begin Information supplied
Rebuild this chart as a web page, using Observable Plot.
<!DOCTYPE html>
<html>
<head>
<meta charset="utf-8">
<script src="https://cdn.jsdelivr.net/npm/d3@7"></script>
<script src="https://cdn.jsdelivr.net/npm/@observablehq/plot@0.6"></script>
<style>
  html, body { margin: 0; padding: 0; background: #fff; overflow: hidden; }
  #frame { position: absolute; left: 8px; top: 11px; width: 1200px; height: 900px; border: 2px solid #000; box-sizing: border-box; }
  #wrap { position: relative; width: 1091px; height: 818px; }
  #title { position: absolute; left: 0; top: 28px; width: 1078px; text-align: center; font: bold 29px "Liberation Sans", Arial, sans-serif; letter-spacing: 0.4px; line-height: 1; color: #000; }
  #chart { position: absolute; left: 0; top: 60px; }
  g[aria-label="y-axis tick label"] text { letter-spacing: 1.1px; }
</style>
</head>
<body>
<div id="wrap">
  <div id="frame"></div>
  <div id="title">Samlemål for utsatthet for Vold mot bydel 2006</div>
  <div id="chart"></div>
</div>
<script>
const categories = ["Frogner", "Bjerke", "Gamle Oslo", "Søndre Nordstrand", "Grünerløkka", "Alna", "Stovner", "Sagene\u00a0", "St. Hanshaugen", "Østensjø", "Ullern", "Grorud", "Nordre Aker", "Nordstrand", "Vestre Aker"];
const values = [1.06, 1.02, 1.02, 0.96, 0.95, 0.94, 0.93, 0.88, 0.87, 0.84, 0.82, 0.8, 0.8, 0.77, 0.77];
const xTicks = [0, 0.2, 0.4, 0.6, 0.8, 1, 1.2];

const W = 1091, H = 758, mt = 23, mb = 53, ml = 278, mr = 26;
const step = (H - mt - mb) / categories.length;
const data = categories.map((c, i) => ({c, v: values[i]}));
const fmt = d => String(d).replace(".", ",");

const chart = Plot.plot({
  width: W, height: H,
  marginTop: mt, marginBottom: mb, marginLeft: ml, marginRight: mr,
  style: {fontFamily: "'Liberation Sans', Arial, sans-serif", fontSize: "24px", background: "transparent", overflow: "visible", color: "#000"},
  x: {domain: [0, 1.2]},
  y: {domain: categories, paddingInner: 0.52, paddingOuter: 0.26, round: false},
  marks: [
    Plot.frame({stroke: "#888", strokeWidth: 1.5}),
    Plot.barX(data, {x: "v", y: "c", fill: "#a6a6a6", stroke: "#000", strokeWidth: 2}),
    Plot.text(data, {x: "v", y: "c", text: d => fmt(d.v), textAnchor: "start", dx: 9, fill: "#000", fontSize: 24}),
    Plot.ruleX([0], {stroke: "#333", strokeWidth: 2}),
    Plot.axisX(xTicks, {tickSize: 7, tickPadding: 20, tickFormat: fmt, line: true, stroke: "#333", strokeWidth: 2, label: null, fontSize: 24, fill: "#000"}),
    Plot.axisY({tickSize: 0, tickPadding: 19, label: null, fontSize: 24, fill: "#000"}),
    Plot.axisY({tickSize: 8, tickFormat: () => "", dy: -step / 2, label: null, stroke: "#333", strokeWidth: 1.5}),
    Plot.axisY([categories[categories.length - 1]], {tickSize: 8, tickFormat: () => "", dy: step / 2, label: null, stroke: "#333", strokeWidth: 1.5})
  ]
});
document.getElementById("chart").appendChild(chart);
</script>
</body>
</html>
end Information supplied
Print, please, the lines above from the very first through the one that holds "const fmt = d", both included, word for word and with nothing else.

Rebuild this chart as a web page, using Observable Plot.
<!DOCTYPE html>
<html>
<head>
<meta charset="utf-8">
<script src="https://cdn.jsdelivr.net/npm/d3@7"></script>
<script src="https://cdn.jsdelivr.net/npm/@observablehq/plot@0.6"></script>
<style>
  html, body { margin: 0; padding: 0; background: #fff; overflow: hidden; }
  #frame { position: absolute; left: 8px; top: 11px; width: 1200px; height: 900px; border: 2px solid #000; box-sizing: border-box; }
  #wrap { position: relative; width: 1091px; height: 818px; }
  #title { position: absolute; left: 0; top: 28px; width: 1078px; text-align: center; font: bold 29px "Liberation Sans", Arial, sans-serif; letter-spacing: 0.4px; line-height: 1; color: #000; }
  #chart { position: absolute; left: 0; top: 60px; }
  g[aria-label="y-axis tick label"] text { letter-spacing: 1.1px; }
</style>
</head>
<body>
<div id="wrap">
  <div id="frame"></div>
  <div id="title">Samlemål for utsatthet for Vold mot bydel 2006</div>
  <div id="chart"></div>
</div>
<script>
const categories = ["Frogner", "Bjerke", "Gamle Oslo", "Søndre Nordstrand", "Grünerløkka", "Alna", "Stovner", "Sagene\u00a0", "St. Hanshaugen", "Østensjø", "Ullern", "Grorud", "Nordre Aker", "Nordstrand", "Vestre Aker"];
const values = [1.06, 1.02, 1.02, 0.96, 0.95, 0.94, 0.93, 0.88, 0.87, 0.84, 0.82, 0.8, 0.8, 0.77, 0.77];
const xTicks = [0, 0.2, 0.4, 0.6, 0.8, 1, 1.2];

const W = 1091, H = 758, mt = 23, mb = 53, ml = 278, mr = 26;
const step = (H - mt - mb) / categories.length;
const data = categories.map((c, i) => ({c, v: values[i]}));
const fmt = d => String(d).replace(".", ",");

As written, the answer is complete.